I believe that this teleological paradigm of the European treaties has put the germ of Euro-skepticism into the institutions, resulting in the Union’s political inability and the widening of the fault lines between Member States. Hence, it has become even easier for national politicians to portray the European Union as a threat to their respective societies, even though they themselves have contributed to this effect of European decision-making. Apparently, the intergovernmental, if not hybrid, decision-making in the Union leads to schizophrenia in some policy makers from the Member States – as a result of which they run from one raging fire to another. Each time for short-term relief, but without a final solution.

I consider a federally organized Europe to be vital – in the interests of its inhabitants, associations, companies, national Governments and European institutions. A Federation is absolutely not the same as ‘integration’, as I outlined above. Integration calls the image of a mixture which absorbs all the constituents fully. A Federation, on the other hand, leaves the ingredients intact and creates a link between them, thus creating a new element with its own characteristics. For this reason we must principally oppose the repeated call of politicians of all kinds to increased (political) integration, since that makes the impure intergovernmentalism even more turbid.

‘Integration’ is usually a sympathetic word, but not in this context. Protecting the autonomous individuality of the constituents in a desirable cooperation cannot be realized through intergovernmentalism, but exclusively through federalism.

At the end of this Paper there is optimism. In Paper 0 we stated that European politicians seem to bypass the F-word. Well, good news.

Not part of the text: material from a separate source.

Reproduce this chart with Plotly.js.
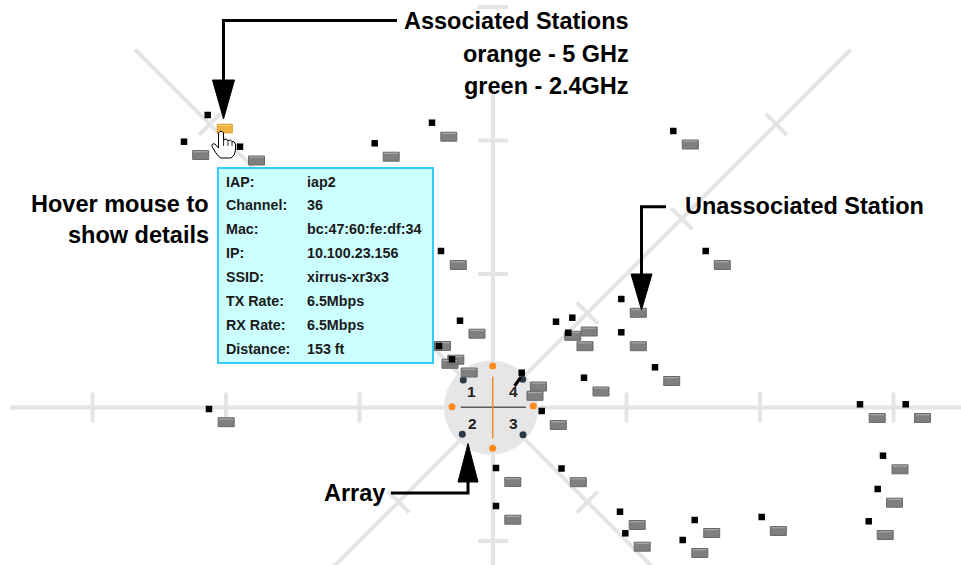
<!DOCTYPE html>
<html><head><meta charset="utf-8">
<script src="https://cdn.plot.ly/plotly-3.0.1.min.js"></script>
<style>html,body{margin:0;padding:0;background:#fff}#chart{width:961px;height:565px}</style>
</head><body><div id="chart"></div>
<script>
// ---------- data (screen coordinates) ----------
const markX = [207.7,184,240,374.7,432,673.3,705.7,441,621.3,460,556,572.3,568.3,621.3,655,584,439,452,521.7,541.7,209,860,905.7,883,877.7,868.7,496,561.5,496,620,625.3,694.7,682.7,761.7];
const markY = [115,141.7,146.7,143.3,122.7,131,251,251,299,320.7,321.7,317.7,332.7,332.3,367.3,377.7,346,359.3,372.7,411,409,404.3,404.3,455.7,489,521.3,468,468.5,506,511.7,533.3,520,540,517];
const stationX = [200.7,256.5,391.2,448.8,690.3,722.3,458.3,638.3,477,589.2,572.8,585,638.3,671.7,601,442.5,450,455.8,469.2,538.5,535,558.3,226.2,877.2,922.5,900,894.5,885.2,512.8,578.3,512.8,637.2,642.2,711.7,699.8,778.3];
const stationY = [155,160.5,156.7,136.7,144.5,265,265,312.8,333.7,331.5,335.8,346.2,346.2,381,391.5,346,363.8,359.7,372.5,386.5,395.8,425,422.2,418,418,469.3,502.7,535,482,482.2,519.7,525,546.7,533,553,531];
const assocX = [224.8];
const assocY = [128.5];
const sectorLabels = ["1","4","2","3"];
const sectorX = [471.7,513.3,472.7,513.3];
const sectorY = [391.7,391.7,423.3,423.3];
const radio5X = [492.7,452,533.3,492.7];
const radio5Y = [366,406.7,406,448.3];
const radio24X = [463.3,522.7,462.3,523];
const radio24Y = [380,379.3,434.3,434.7];
const tipLabels = ["IAP:","Channel:","Mac:","IP:","SSID:","TX Rate:","RX Rate:","Distance:"];
const tipValues = ["iap2","36","bc:47:60:fe:df:34","10.100.23.156","xirrus-xr3x3","6.5Mbps","6.5Mbps","153 ft"];
const tipRowY = [181.5,204.5,228.5,252.5,276.5,300.5,324.5,348.5];
const gridSteps = [1,2,3];

// ---------- geometry helpers ----------
const CX = 493, CY = 407.5, U = 133.5, TK = 15;
const GRID = '#e4e4e4';
const shapes = [];
function seg(x0,y0,x1,y1,color,w,layer){shapes.push({type:'line',xref:'x',yref:'y',x0,y0,x1,y1,layer:layer||'below',line:{color,width:w}});}
seg(10,CY,961,CY,GRID,4);
seg(CX,89,CX,565,GRID,4);
seg(135,49.5,CX+230,CY+230,GRID,4);
seg(851,49.5,CX-230,CY+230,GRID,4);
gridSteps.forEach(k=>{
  [-1,1].forEach(s=>{
    const x=CX+s*k*U; seg(x,CY-TK,x,CY+TK,GRID,4);
    const y=CY+s*k*U; seg(CX-TK,y,CX+TK,y,GRID,4);
  });
  [[-1,-1],[1,-1],[-1,1],[1,1]].forEach(([dx,dy])=>{
    const px=CX+dx*k*U/Math.SQRT2, py=CY+dy*k*U/Math.SQRT2;
    const ux=-dy/Math.SQRT2*TK, uy=dx/Math.SQRT2*TK;
    seg(px-ux,py-uy,px+ux,py+uy,GRID,4);
  });
});
shapes.push({type:'circle',xref:'x',yref:'y',x0:444,x1:538,y0:360.5,y1:454.5,fillcolor:'#e6e6e6',line:{width:0},layer:'below'});

function rects(xs,ys,w,h){
  const X=[],Y=[];
  xs.forEach((x,i)=>{const y=ys[i];
    X.push(x-w/2,x+w/2,x+w/2,x-w/2,x-w/2,null);
    Y.push(y-h/2,y-h/2,y+h/2,y+h/2,y-h/2,null);});
  return {X,Y};
}
function tops(xs,ys,w,h){
  const X=[],Y=[];
  xs.forEach((x,i)=>{const y=ys[i]-h/2+1.2;
    X.push(x-w/2+1,x+w/2-1,null); Y.push(y,y,null);});
  return {X,Y};
}
const gr = rects(stationX,stationY,16,9);
const gt = tops(stationX,stationY,16,9);
const orr = rects(assocX,assocY,15,8.5);
const ot = tops(assocX,assocY,15,8.5);

const traces = [
  {x:[460.7,526],y:[407.3,407.3],mode:'lines',line:{color:'#5a5a5a',width:1.5},hoverinfo:'skip'},
  {x:[492.7,492.7],y:[376.7,438.3],mode:'lines',line:{color:'#f08a2a',width:1.5},hoverinfo:'skip'},
  {x:radio5X,y:radio5Y,mode:'markers',marker:{symbol:'circle',size:7,color:'#ff8a1e'},hoverinfo:'skip'},
  {x:radio24X,y:radio24Y,mode:'markers',marker:{symbol:'circle',size:7,color:'#2b3847'},hoverinfo:'skip'},
  {x:gr.X,y:gr.Y,mode:'lines',fill:'toself',fillcolor:'#7f7f7f',line:{color:'#6a6a6a',width:1},connectgaps:false,hoverinfo:'skip'},
  {x:gt.X,y:gt.Y,mode:'lines',line:{color:'#a8a8a8',width:1.2},connectgaps:false,hoverinfo:'skip'},
  {x:orr.X,y:orr.Y,mode:'lines',fill:'toself',fillcolor:'#f2b440',line:{color:'#d8962a',width:1},hoverinfo:'skip'},
  {x:ot.X,y:ot.Y,mode:'lines',line:{color:'#f8d27a',width:1.2},hoverinfo:'skip'},
  {x:[514.5,521],y:[386,377],mode:'lines',line:{color:'#000',width:3},hoverinfo:'skip'},
  {x:markX,y:markY,mode:'markers',marker:{symbol:'square',size:6.5,color:'#000',line:{width:0}},hoverinfo:'skip'}
];

shapes.push({type:'rect',xref:'x',yref:'y',x0:218,x1:433,y0:168,y1:363,fillcolor:'#ccffff',line:{color:'#33ccff',width:2},layer:'above'});
shapes.push({type:'path',xref:'x',yref:'y',layer:'above',fillcolor:'#ffffff',line:{color:'#000',width:1},
  path:'M 218.5,141 L 218.5,133 Q 221,129.5 223.5,133 L 223.5,140 Q 226,138 228,140.5 Q 230.5,139 232,141.5 Q 234.5,141 235.5,144 L 235.5,150 Q 235,156 231,158 L 221,158 Q 218,156.5 216,153 L 212,146.5 Q 211.5,143 215,144 L 218.5,148 Z'});
shapes.push({type:'path',xref:'x',yref:'y',layer:'above',line:{color:'#000',width:0.8},path:'M 223.5,140 L 223.5,146 M 228,140.5 L 228,146 M 232,141.5 L 232,146'});
function arrowPath(d){shapes.push({type:'path',xref:'x',yref:'y',layer:'above',line:{color:'#000',width:3},path:d});}
function head(x,yb,yt,w){shapes.push({type:'path',xref:'x',yref:'y',layer:'above',fillcolor:'#000',line:{color:'#000',width:1},
  path:`M ${x-w/2},${yb} L ${x+w/2},${yb} L ${x},${yt} Z`});}
arrowPath('M 397,20.5 L 223.5,20.5 L 223.5,82');
head(223.5,80,119,22);
arrowPath('M 666,206.7 L 641.5,206.7 L 641.5,276');
head(641.5,274,310,21);
arrowPath('M 391,493 L 468,493 L 468,480');
head(468,482,443.5,20);

const BIG = {family:'Liberation Sans, Arial, sans-serif',size:23.5,color:'#000',weight:'bold'};
const ann = [];
function txt(text,x,y,xa,font){ann.push({text,x,y,xref:'x',yref:'y',xanchor:xa,yanchor:'middle',showarrow:false,font});}
txt('Associated Stations',631,21,'right',BIG);
txt('orange - 5 GHz',631,54,'right',BIG);
txt('green - 2.4GHz',631,86,'right',BIG);
txt('Hover mouse to',211,204,'right',BIG);
txt('show details',211,235,'right',BIG);
txt('Unassociated Station',683,206,'left',BIG);
txt('Array',387,493,'right',BIG);
const SMALL = {family:'Liberation Sans, Arial, sans-serif',size:14.3,color:'#1a1a1a',weight:'bold'};
tipLabels.forEach((t,i)=>{txt(t,224,tipRowY[i],'left',SMALL); txt(tipValues[i],305,tipRowY[i],'left',SMALL);});
const NUM = {family:'Liberation Sans, Arial, sans-serif',size:15.5,color:'#222222',weight:'bold'};
sectorLabels.forEach((t,i)=>txt(t,sectorX[i],sectorY[i],'center',NUM));

const layout = {
  width:961,height:565,margin:{l:0,r:0,t:0,b:0},
  paper_bgcolor:'#ffffff',plot_bgcolor:'#ffffff',showlegend:false,
  xaxis:{range:[0,961],visible:false,fixedrange:true},
  yaxis:{range:[565,0],visible:false,fixedrange:true},
  shapes,annotations:ann,hovermode:false
};
Plotly.newPlot('chart',traces,layout,{staticPlot:true,displayModeBar:false});
</script>
</body></html>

The Flemish newspaper De Tijd of 4 August 2012 published some statements made by Michel Barnier, EU Commissioner for the internal market. The heading of that article reads: "Europe will be a Federation or will not be." Otherwise, according to him, the common project no longer has any future.

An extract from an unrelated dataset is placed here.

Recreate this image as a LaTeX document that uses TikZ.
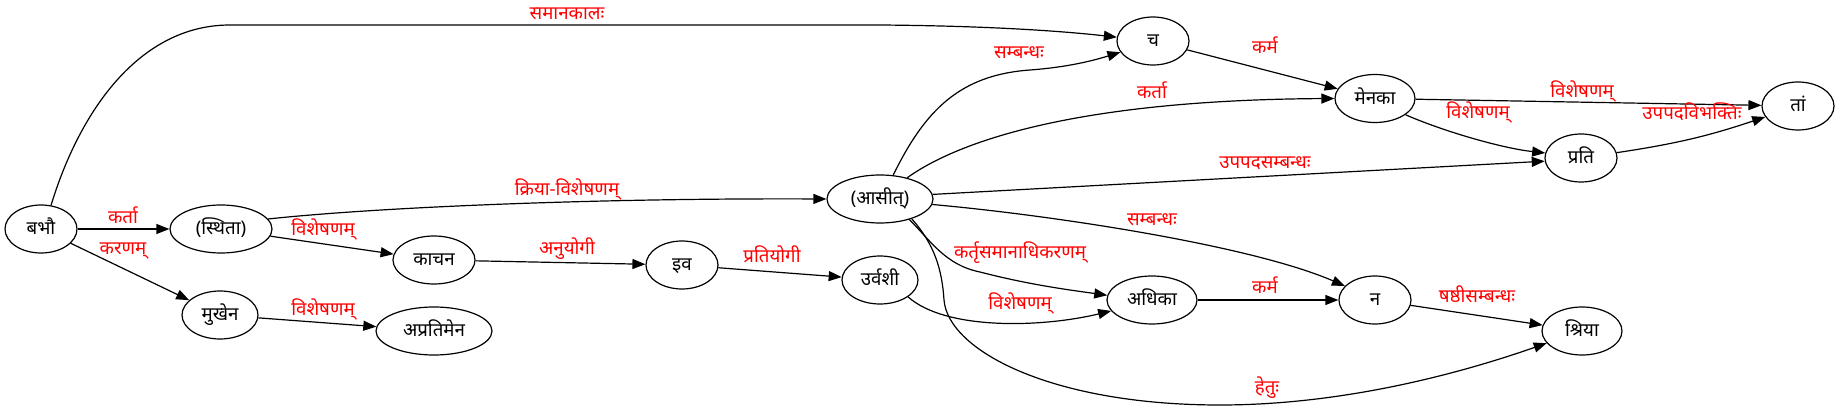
\documentclass[tikz,border=0pt]{standalone}
\usepackage{fontspec}
\setmainfont[Script=Devanagari]{Noto Sans}
\usetikzlibrary{arrows.meta,shapes.geometric}
\newcommand{\zb}[1]{\makebox[0pt]{#1}}
\begin{document}
\begin{tikzpicture}[x=1pt,y=-1pt,
  wn/.style={draw,ellipse,line width=1.2pt,inner sep=0pt,minimum height=48pt,
    text height=14pt,text depth=2pt,font=\fontsize{18.7}{20}\selectfont},
  el/.style={text=red,inner sep=0pt,text height=14pt,text depth=2pt,
    font=\fontsize{18.7}{20}\selectfont},
  ed/.style={line width=1.2pt,-{Triangle[length=13pt,width=10pt]}}]
\fill[white] (0,0) rectangle (1840,411);
\useasboundingbox (0,0) rectangle (1840,411);
% nodes
\node[wn,minimum width=72pt] (babhau) at (41,229) {\zb{बभौ}};
\node[wn,minimum width=102pt] (sthita) at (221,229) {\zb{(स्थिता)}};
\node[wn,minimum width=82pt] (kacana) at (434,260) {\zb{काचन}};
\node[wn,minimum width=76pt] (mukhena) at (220,315) {\zb{मुखेन}};
\node[wn,minimum width=116pt] (apratimena) at (434,331) {\zb{अप्रतिमेन}};
\node[wn,minimum width=72pt] (iva) at (682,265) {\zb{इव}};
\node[wn,minimum width=76pt] (urvashi) at (880,280) {\zb{उर्वशी}};
\node[wn,minimum width=106pt] (asit) at (880,199) {\zb{(आसीत्)}};
\node[wn,minimum width=72pt] (ca) at (1153,41) {\zb{च}};
\node[wn,minimum width=80pt] (menaka) at (1375,98.5) {\zb{मेनका}};
\node[wn,minimum width=72pt] (prati) at (1581,158) {\zb{प्रति}};
\node[wn,minimum width=72pt] (tam) at (1798,106) {\zb{तां}};
\node[wn,minimum width=90pt] (adhika) at (1152,300) {\zb{अधिका}};
\node[wn,minimum width=72pt] (na) at (1375,300) {\zb{न}};
\node[wn,minimum width=80pt] (shriya) at (1582,331) {\zb{श्रिया}};
% edges
\draw[ed] (babhau.67) .. controls (80,110) and (140,25) .. (230,25) -- (880,25) .. controls (1000,26) and (1070,32) .. (ca.174);
\draw[ed] (asit.61) .. controls (925,110) and (960,75) .. (1030,70) .. controls (1070,67) and (1095,60) .. (ca.199);
\draw[ed] (asit.38) .. controls (960,140) and (1080,100) .. (menaka.west);
\draw[ed] (ca) -- (menaka);
\draw[ed] (menaka) -- (tam);
\draw[ed] (menaka.-28) .. controls (1440,130) and (1500,148) .. (prati.172);
\draw[ed] (prati) to[bend right=5] (tam);
\draw[ed] (asit.5) -- (prati.185);
\draw[ed] (asit.-6) .. controls (1050,215) and (1250,245) .. (na.155);
\draw[ed] (asit.-35) .. controls (930,240) and (945,265) .. (980,272) .. controls (1030,285) and (1070,290) .. (adhika.174);
\draw[ed] (asit.-32) .. controls (935,245) and (942,270) .. (944,300) .. controls (948,350) and (1050,405) .. (1220,405) .. controls (1350,405) and (1470,370) .. (shriya.199);
\draw[ed] (urvashi.-31) .. controls (945,330) and (1040,328) .. (adhika.195);
\draw[ed] (adhika) -- (na);
\draw[ed] (na) -- (shriya);
\draw[ed] (sthita.12) .. controls (380,207) and (600,198) .. (asit.west);
\draw[ed] (sthita) -- (kacana);
\draw[ed] (kacana) -- (iva);
\draw[ed] (iva) -- (urvashi);
\draw[ed] (babhau) -- (sthita);
\draw[ed] (babhau) -- (mukhena);
\draw[ed] (mukhena) -- (apratimena);
% edge labels
\node[el] (l1) at (567,14) {समानकालः};
\node[el] (l2) at (123,218) {कर्ता};
\node[el] (l3) at (123,249) {करणम्};
\node[el] (l4) at (567,190) {क्रिया-विशेषणम्};
\node[el] (l5) at (323,230) {विशेषणम्};
\node[el] (l6) at (323,310) {विशेषणम्};
\node[el] (l7) at (567,249) {अनुयोगी};
\node[el] (l8) at (772,257) {प्रतियोगी};
\node[el] (l9) at (1019,53) {सम्बन्धः};
\node[el] (l10) at (1152,93) {कर्ता};
\node[el] (l11) at (1265,48) {कर्म};
\node[el] (l12) at (1265,163) {उपपदसम्बन्धः};
\node[el] (l13) at (1152,220) {सम्बन्धः};
\node[el] (l14) at (1020,253) {कर्तृसमानाधिकरणम्};
\node[el] (l15) at (1020,304) {विशेषणम्};
\node[el] (l16) at (1267,388) {हेतुः};
\node[el] (l17) at (1265,288) {कर्म};
\node[el] (l18) at (1582,92) {विशेषणम्};
\node[el] (l19) at (1478,113) {विशेषणम्};
\node[el] (l20) at (1692,114) {उपपदविभक्तिः};
\node[el] (l21) at (1477,297) {षष्ठीसम्बन्धः};
\end{tikzpicture}
\end{document}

Barnier states there should even be a deadline for when this should happen. In his opinion, the transformation into such a Federation should be completed by 2016. The Federation must, according to Barnier, have at least one common economic governance, with a joint budget, a bank union and an industrial policy, with a single Minister of Finance and a President of the Union, initially appointed by the European Parliament and in a later phase by all Europeans. The samely, albeit more modestly and without explanation, came from the heads of Government of four large Member States, Hollande, Merkel, Monti and Rajoy, following their meeting on 21 June 2012 on the growth pact for Europe. In their joint statement they spoke of a ‘political breakthrough’ and even ... ‘a federal leap’. Would the F-taboo finally be broken?

Probably we see here, for the first time, that leading politicians in the middle of the European centre of power, dare to say out loud (see, for example, the reports in the French newspaper Libération) that the European Union must transform into a kind of Federation of States. If this bold statement can be shared and strengthened openly by other leading politicians, then we can anticipate a lot of fun in the elections for the European Parliament in 2014.

This is where I stop – provisionally – with the explanation of the foundation of federalism. In a later paper I will elaborate on the fact that in almost every Federation this model is used differently, while always applying the same basic principle: a mutual agreement between the citizens of all the constituent parts of the Federation as well as each individual State having sovereignty on the two levels of Government.